El tenebrismo místico de "Officium defunctorum", de Cristóbal Halffter
Más de una vez la música honda mente española de Cristóbal Halffter aparece ligada a la pintura, bien se trate de Goya (Pinturas negras), bien de los actuales Lucio Muñoz, Rivera y Sempere, que, con el escultor Chillida, inspiran Tiempos para espacios; bien del Officium defunctorum, el más alto ensayo tenebrista del compositor madrileño. Tenebrismo místico que si, en lo plástico, enlaza con José de Ribera, en lo musical entronca con Tomás Luis de Victoria.La obra de Cristóbal Halffter, estrenada ahora en España, nace de un cierto sentimiento, pero, quizá, está condicionado por algunas peticiones de principio: Radio Francia, que asume el patrocinio de ta composición, quiere una creación grande y piensa interpretarla en San Luis de los Inválidos, donde se estrenara el siglo pasado el Requiem, de Berlioz.
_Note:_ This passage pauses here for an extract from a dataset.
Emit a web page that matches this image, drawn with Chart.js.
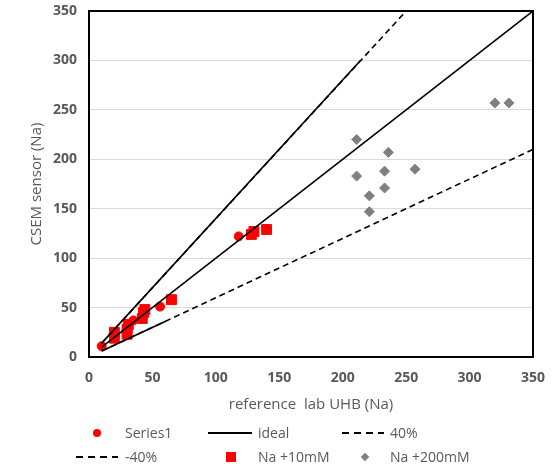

Tanto pesaron en el ánimo de Halffter los dos condicionamientos que, en realidad, Officium defunctorum no tiene más espacio válido que un gran templo. Mientras no sea escuchada así no acabaremos de entenderla con precisión.
Orquesta y Coro Nacionales
Director: C. Halffter. Solistas: J. Casamayor, A. Álvarez, M. J. Sánchez, L. Fernández, S. Leivinson, S. Goñi, P. Heras, C. Abad, J. Vivas, J. A. Sáez, A. Valderrábano, J. M. Sola y M. Oliver. Director Coro: José de Felipe. Obras de V. Williams y Halffter. Teatro Real. 6 marzo
Con un dominio técnico admirable y una no menos admirable valentía, el músico apoya su inmensa meditación sobre la muerte en un coro tenebroso y compacto herido, una y otra vez, por haces de luz. Ese ambiente no está ahí para que lo contemplemos, sino para que ingresemos en él. Esto es: sin una escucha activa, sin una voluntad de vivir esa hora en la que imágenes, perspectivas, luces y sombras habitan un ámbito con dimensiones propias, el auditor puede rendirse ante lo que, acaso le parecerá excesivo.
Podría argüirse cierta insistencia ideológica y sintáctica a través de la mayoría de los -pasajes, o signos acusados de violencia en el canto de júbilo final, que, sin embargo, otorgan mayor belleza al aleluya de la voz infantil. Que el compositor no pretende cantar los textos, que ni siquiera le importa que se entiendan, es algo tan claro que no precisa de mayor comentario. Sí le importa, y mucho, el sentimiento expresivo de sustancial austeridad, a la que, sin embargo, podría añadírsele la paradójica adjetivación de esplendorosa.
Someter a unidad significante los extremos de una nota aislada y el despliegue de la gran orquesta y coros es arriesgada hazaña de Cristóbal Halffter, a la que, por cierto, parecía vocado ya en el comienzo de su carrera: desde la cima del Officium se vislumbra la lejana, juvenil y titubeante Antífona, por más que entre una y otra hayan mudado tantas cosas. Lo que era fluido incontinente y juvenil es ahora experiencia de la vida acosada por las circunstancias de su entorno. No sé si es su mejor obra; sí que en el Officium encuentro al Halffter más verídico.
La versión, dirigida por el autor de la Orquesta y Coro Nacionales, fue excelente, así como la conseguida de las Variaciones-Tallis, de Vaughan-Williams, tan queridas por Cristóbal.